Other supplementary measures may be needed but this is where our focus needs to be right now. Our focus also needs to be in the communities where even if a head shop has been closed, there will still be peer pressure, a vacuum and a yearning, for whatever inexplicable reason there might be, for people, essentially, to get out of their head on some substance or other. That is reason I believe bodies such as the Blanchardstown Area Partnership, which help many communities not only in Blanchardstown but throughout Fingal, and the Balbriggan Aware of Drugs Group, with its parent to parent courses, all need support, along with the other important services provided by the organisations such as Foróige. They will all continue to be relied upon by communities, particularly parents caught up in the problems being experienced in many of our communities owing to legacies of bad planning or lack of facilities, which continues to be a challenge for us.

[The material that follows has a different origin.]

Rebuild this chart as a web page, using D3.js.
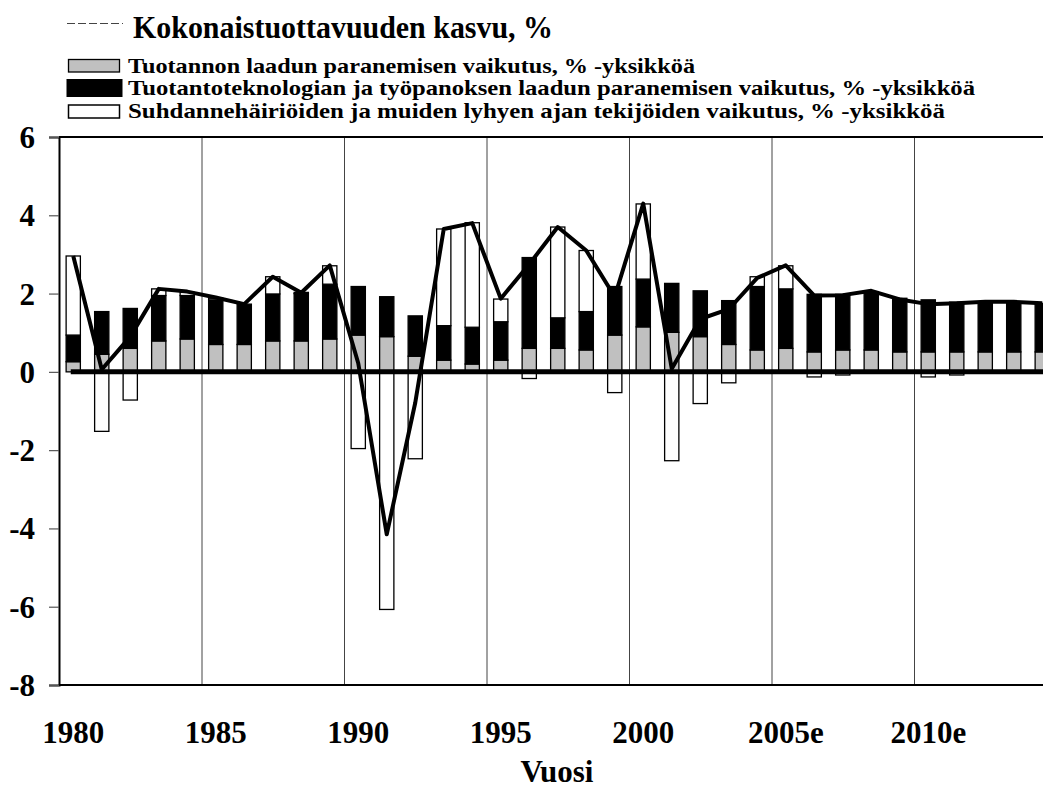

I welcome this legislation and thank the Minister and his Department, the Minister of State, Deputy John Curran, before him, and all others who have worked on this issue over the years and in recent months. It is appreciated that those of us who made submissions such as that made by the Balbriggan Awareness of Drugs group last year to the Minister of State, Deputy Curran, when he had the role of dealing with the drugs strategy, should now also be credited and feel a sense of appreciation that their recommendations have been taken on board in regard to the laws dealing not just with head shops but home deliveries, Internet sales and all the aspects with which we have to deal in this legislation.